Early Adopters (12%)
See This is not an innovation, a capsule on our website devoted to this specific segment.
Early Adopters are basically explorers! They want to discover life, the world, themselves, and are keen to seek out opportunities. They strive to continuously transform their lives in order to develop and express their potential and creativity.
The main hot buttons for mobilizing them are:
personal development and creativity
pleasure, hedonism, thrills
connection with others, diversity and nature
pride, experience status to display with innovation
Early Majority (36%)
The Early Majority expect an innovation to be somewhat proven. They need to see how Early Adopters behave with it.
However, it is possible to accelerate their adoption of an innovation by creating a status experience around it.
The Early Majority are highly motivated by social standing. Being able to show off an innovation fully meets this need.
They also share some traits with the Early Adopters, but in a less pronounced way, including:
personal development and creativity
pleasure, hedonism, thrills
connection with others, diversity and nature
Late Majority (40%)
The Late Majority are the most difficult to convince. As Rogers says, time will do its job to eventually spread the innovation to them.
Even if their attitude to innovation is not as resistant as the Laggards’, they have very few hot buttons that can be exploited to entice them (unlike with the Laggards, as we shall see).
The Late Majority’s resistance to innovation comes from their great prudence and frugality when it comes to consumption – a profile somewhat akin to voluntary simplicity.
Innovation represents the kind of consumption they are trying to reduce. It also represents change, a source of uncertainty for them.
However, because they need a certain amount of control over their lives and experiences, if an innovation can be positioned as a way of doing this, it could capture their attention.
Laggards (13%)
Laggards represent the quintessence of voluntary simplicity – the No Logo, par excellence. (They also typify the portrait of our No Logo, one of our segments in our segmentation of the values of consumers and citizens).

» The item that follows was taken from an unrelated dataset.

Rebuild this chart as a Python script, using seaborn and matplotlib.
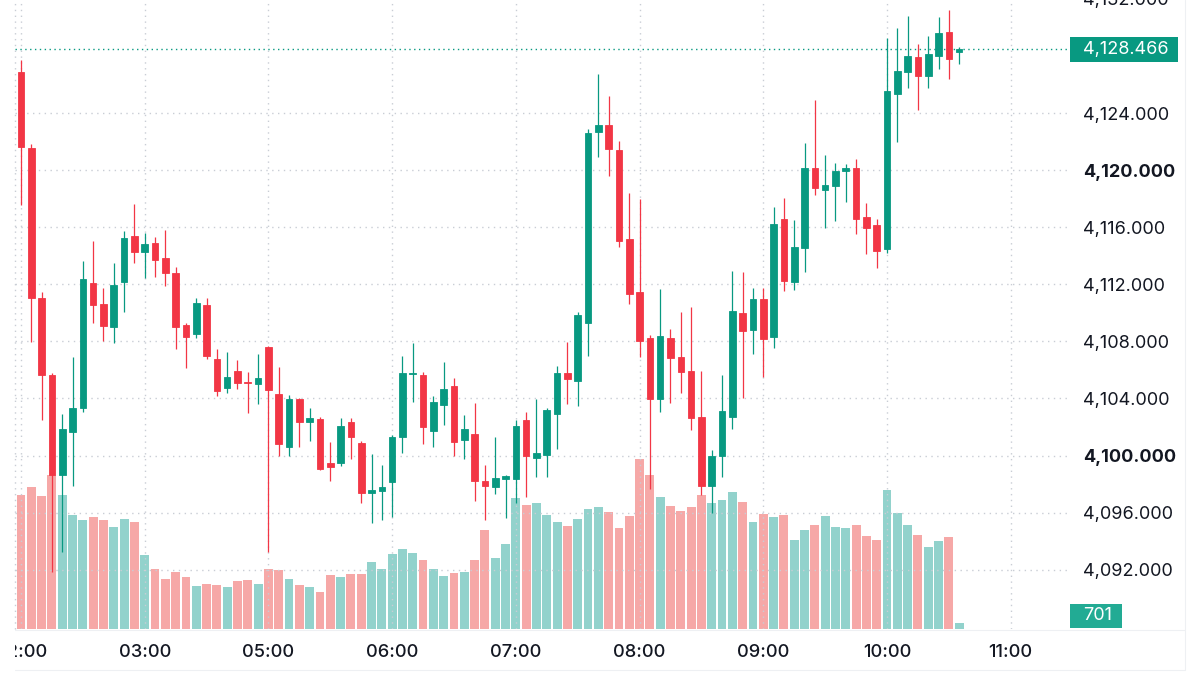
import numpy as np
import pandas as pd
import matplotlib
matplotlib.use("Agg")
import matplotlib.pyplot as plt
import seaborn as sns
from matplotlib.patches import Rectangle
from matplotlib.lines import Line2D

# ---------------- data (5-minute candles) ----------------
opens = [4126.87, 4121.57, 4111.01, 4105.64, 4098.63, 4101.67, 4103.31, 4112.11, 4110.62, 4109.02,
         4112.14, 4115.40, 4114.24, 4114.91, 4113.86, 4112.77, 4109.14, 4108.51, 4110.55, 4106.74,
         4104.71, 4105.95, 4105.15, 4105.01, 4107.62, 4104.31, 4100.62, 4103.96, 4102.35, 4102.56,
         4099.49, 4099.45, 4102.35, 4100.85, 4097.35, 4097.53, 4098.16, 4101.27, 4105.71, 4105.64,
         4101.74, 4103.54, 4104.87, 4101.09, 4101.49, 4098.21, 4097.82, 4098.34, 4098.35, 4102.49,
         4099.80, 4100.03, 4102.93, 4105.76, 4105.24, 4109.30, 4122.69, 4123.16, 4121.41, 4115.17,
         4111.48, 4108.21, 4103.94, 4108.26, 4106.88, 4105.92, 4102.68, 4097.88, 4099.98, 4102.68,
         4109.96, 4108.79, 4110.97, 4108.28, 4116.57, 4112.14, 4114.52, 4120.12, 4118.60, 4118.91,
         4119.96, 4120.12, 4116.71, 4116.14, 4114.45, 4125.31, 4126.89, 4127.95, 4126.61, 4128.02,
         4129.70, 4128.27]
highs = [4127.71, 4121.83, 4111.48, 4105.78, 4102.91, 4106.92, 4113.63, 4115.05, 4111.72, 4113.51,
         4115.73, 4117.62, 4115.61, 4115.33, 4115.80, 4113.23, 4109.26, 4111.02, 4111.07, 4107.44,
         4107.23, 4106.69, 4105.87, 4107.11, 4107.67, 4106.22, 4104.24, 4104.05, 4103.35, 4102.68,
         4100.92, 4102.60, 4102.60, 4101.04, 4100.12, 4099.35, 4101.43, 4106.99, 4107.90, 4105.87,
         4104.17, 4106.53, 4105.41, 4102.84, 4103.67, 4099.35, 4101.32, 4098.64, 4102.49, 4103.02,
         4103.98, 4103.35, 4106.27, 4107.97, 4110.05, 4122.88, 4126.71, 4125.19, 4122.04, 4118.37,
         4117.95, 4108.44, 4111.65, 4108.84, 4110.03, 4110.41, 4105.92, 4100.38, 4105.64, 4112.93,
         4112.88, 4111.72, 4111.72, 4117.43, 4118.02, 4116.50, 4121.88, 4124.91, 4121.06, 4120.48,
         4120.43, 4120.78, 4117.67, 4116.55, 4129.23, 4129.94, 4130.80, 4128.81, 4129.40, 4130.76,
         4131.22, 4128.60]
lows = [4117.55, 4107.95, 4102.49, 4091.86, 4093.24, 4097.88, 4103.07, 4109.26, 4108.02, 4107.86,
        4110.08, 4113.51, 4112.46, 4112.49, 4111.88, 4107.44, 4106.15, 4108.21, 4106.74, 4104.19,
        4104.36, 4104.66, 4103.00, 4103.59, 4093.26, 4099.96, 4099.95, 4100.62, 4101.04, 4098.98,
        4098.23, 4099.28, 4099.77, 4096.65, 4095.29, 4095.48, 4095.71, 4100.16, 4103.74, 4100.80,
        4100.57, 4102.14, 4099.95, 4099.77, 4096.83, 4095.48, 4097.28, 4095.60, 4096.65, 4097.11,
        4098.51, 4098.47, 4100.47, 4103.59, 4103.47, 4106.97, 4120.94, 4119.61, 4114.63, 4110.59,
        4106.93, 4097.63, 4103.07, 4103.66, 4104.40, 4101.79, 4097.23, 4095.95, 4098.51, 4101.84,
        4104.05, 4107.09, 4105.48, 4107.51, 4111.53, 4111.60, 4112.88, 4118.25, 4115.92, 4116.45,
        4117.78, 4115.52, 4114.10, 4113.12, 4114.17, 4121.95, 4125.73, 4124.21, 4125.77, 4127.07,
        4126.36, 4127.43]
closes = [4121.62, 4111.04, 4105.64, 4098.63, 4101.83, 4103.31, 4112.35, 4110.55, 4109.07, 4111.95,
          4115.26, 4114.28, 4114.80, 4113.70, 4112.77, 4108.98, 4108.28, 4110.71, 4106.99, 4104.54,
          4105.52, 4105.06, 4105.08, 4105.41, 4104.59, 4100.80, 4103.96, 4102.33, 4102.65, 4099.03,
          4099.19, 4102.09, 4101.32, 4097.35, 4097.58, 4097.82, 4101.27, 4105.76, 4105.81, 4101.97,
          4103.78, 4104.66, 4100.97, 4101.84, 4098.21, 4097.86, 4098.41, 4098.59, 4102.07, 4099.98,
          4100.15, 4103.19, 4105.76, 4105.34, 4109.84, 4122.62, 4123.16, 4121.46, 4115.03, 4111.29,
          4108.02, 4103.94, 4108.39, 4106.85, 4105.87, 4102.61, 4097.88, 4099.98, 4103.12, 4110.12,
          4108.75, 4110.95, 4108.14, 4116.22, 4112.23, 4114.63, 4120.12, 4118.72, 4118.95, 4119.94,
          4120.12, 4116.57, 4115.94, 4114.33, 4125.54, 4126.94, 4127.99, 4126.61, 4128.12, 4129.59,
          4127.78, 4128.466]
volumes = [15680, 16650, 15640, 18020, 15760, 13340, 12750, 13140, 12750, 11930,
           12840, 12520, 8660, 7060, 5890, 6700, 6080, 5030, 5300, 5180,
           4950, 5580, 5730, 5300, 7020, 6870, 5820, 5110, 4910, 4330,
           6320, 6080, 6400, 6470, 7840, 6990, 8740, 9400, 8860, 8070,
           6990, 6200, 6550, 6700, 8070, 11620, 8270, 9980, 15360, 14590,
           14740, 13420, 12550, 12020, 12950, 14040, 14270, 13770, 11900, 13300,
           19930, 18100, 15440, 14390, 13810, 14310, 15680, 14740, 15090, 16030,
           14890, 12520, 13540, 13190, 13370, 10410, 11620, 12170, 13300, 11930,
           11850, 12250, 10880, 10410, 16300, 13610, 12250, 11030, 9590, 10300,
           10800, 701]

time_tick_pos = [0, 12, 24, 36, 48, 60, 72, 84, 96]
time_tick_labels = ["02:00", "03:00", "05:00", "06:00", "07:00", "08:00", "09:00", "10:00", "11:00"]
price_ticks = [4092, 4096, 4100, 4104, 4108, 4112, 4116, 4120, 4124, 4132]
bold_price_ticks = [4100, 4120]

# ---------------- style ----------------
UP, DOWN = "#089981", "#F23645"
VUP, VDOWN = "#26a69a", "#ef5350"
TXT = "#131722"
GRID = "#c9cdd5"

sns.set_theme(style="white")
plt.rcParams["font.family"] = ["Inter", "DejaVu Sans"]

df = pd.DataFrame({"open": opens, "high": highs, "low": lows, "close": closes, "volume": volumes})
df["idx"] = np.arange(len(df))
df["dir"] = np.where(df["close"] >= df["open"], "up", "down")

W, H = 1200, 675
fig = plt.figure(figsize=(W / 100, H / 100), dpi=100, facecolor="white")
L, R, B, T = 15, 1070, 629, -5
rect = [L / W, (H - B) / H, (R - L) / W, (B - T) / H]
ax_vol = fig.add_axes(rect, zorder=1)
ax = fig.add_axes(rect, zorder=2)
ax.patch.set_visible(False)

xlim = (-0.58, 101.75)
ylim = (4087.85, 4132.27)

# volume bars
sns.barplot(data=df, x="idx", y="volume", hue="dir", palette={"up": VUP, "down": VDOWN},
            native_scale=True, dodge=False, width=0.86, alpha=0.5, saturation=1,
            errorbar=None, legend=False, linewidth=0, ax=ax_vol)
ax_vol.set_xlim(*xlim)
ax_vol.set_ylim(0, df["volume"].max() * 3.73)
ax_vol.axis("off")

# candles
colors = np.where(df["dir"] == "up", UP, DOWN)
ax.vlines(df["idx"], df["low"], df["high"], colors=colors, linewidth=0.9, zorder=3)
body_bottom = np.minimum(df["open"], df["close"])
body_h = np.abs(df["close"] - df["open"])
ax.bar(df["idx"], body_h, bottom=body_bottom, width=0.64, color=colors,
       edgecolor=colors, linewidth=0.6, zorder=4)

ax.set_xlim(*xlim)
ax.set_ylim(*ylim)

# grid & ticks
ax.set_xticks(time_tick_pos)
ax.set_xticklabels(time_tick_labels)
ax.set_yticks(price_ticks)
ax.set_yticklabels([f"{v:,.3f}" for v in price_ticks])
ax.yaxis.tick_right()
ax.grid(True, color=GRID, linestyle=(0, (1, 3.2)), linewidth=1.0)
ax.set_axisbelow(True)
ax.tick_params(axis="y", length=0, pad=9.5, labelsize=13, labelcolor=TXT)
ax.tick_params(axis="x", length=0, pad=10.5, labelsize=13.2, labelcolor=TXT)
for lab, v in zip(ax.get_yticklabels(), price_ticks):
    if v in bold_price_ticks:
        lab.set_fontweight("bold")
for lab in ax.get_xticklabels():
    lab.set_fontweight("medium")
for s in ax.spines.values():
    s.set_visible(False)
ax.set_xlabel("")
ax.set_ylabel("")

# last price line and label
last = df["close"].iloc[-1]
ax.axhline(last, color=UP, linestyle=(0, (1, 2.5)), linewidth=1.0, zorder=2)
inv = fig.transFigure.inverted()
y_last = inv.transform(ax.transData.transform((0, last)))[1]
fig.add_artist(Rectangle((R / W, y_last - 12.5 / H), 108 / W, 25 / H, transform=fig.transFigure,
                         facecolor=UP, edgecolor="none", zorder=5))
fig.text(1083 / W, y_last, f"{last:,.3f}", color="white", fontsize=13,
         ha="left", va="center", zorder=6)

# last volume label
y_vol0 = inv.transform(ax_vol.transData.transform((0, 0)))[1]
yv = y_vol0 + 13 / H
fig.add_artist(Rectangle((R / W, yv - 12 / H), 52 / W, 24 / H, transform=fig.transFigure,
                         facecolor="#22ab94", edgecolor="none", zorder=5))
fig.text(1083 / W, yv, f"{int(df['volume'].iloc[-1])}", color="white", fontsize=13,
         ha="left", va="center", zorder=6)

# frame lines and left clip
fig.add_artist(Rectangle((0, 0), L / W, 1, transform=fig.transFigure, facecolor="white",
                         edgecolor="none", zorder=10))
fig.add_artist(Line2D([L / W, L / W], [(H - B) / H, 1], transform=fig.transFigure,
                      color=GRID, linewidth=1.0, linestyle=(0, (1, 3.2)), zorder=11))
fig.add_artist(Line2D([L / W, 1185 / W], [(H - B - 0.5) / H] * 2, transform=fig.transFigure,
                      color="#eef0f3", linewidth=0.8, zorder=11))
fig.add_artist(Line2D([L / W, 1185 / W], [(H - 670) / H] * 2, transform=fig.transFigure,
                      color="#eef0f3", linewidth=0.8, zorder=11))
fig.add_artist(Line2D([1185 / W, 1185 / W], [(H - 670) / H, 1], transform=fig.transFigure,
                      color="#eef0f3", linewidth=0.8, zorder=11))

fig.savefig("out.png", dpi=100, facecolor="white")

Laggards systemically oppose innovation, which they associate with the gadgets being thrust on everyone by the consumer society. They oppose this as a blatant waste of resources.
But Laggards are very keen to protect the environment by embracing the most sustainable possible lifestyle and doing whatever they can to save the planet.
Unlike Rogers’ Laggards, our Laggards are not anti-change. They are anti-consumption due to their ecological convictions.
However, these same convictions can be used as an argument to convert them to buy an innovation if you can show that the innovation can reduce their carbon footprint or protect the environment?
An ecological positioning could convince the most resistant to adopt certain innovations!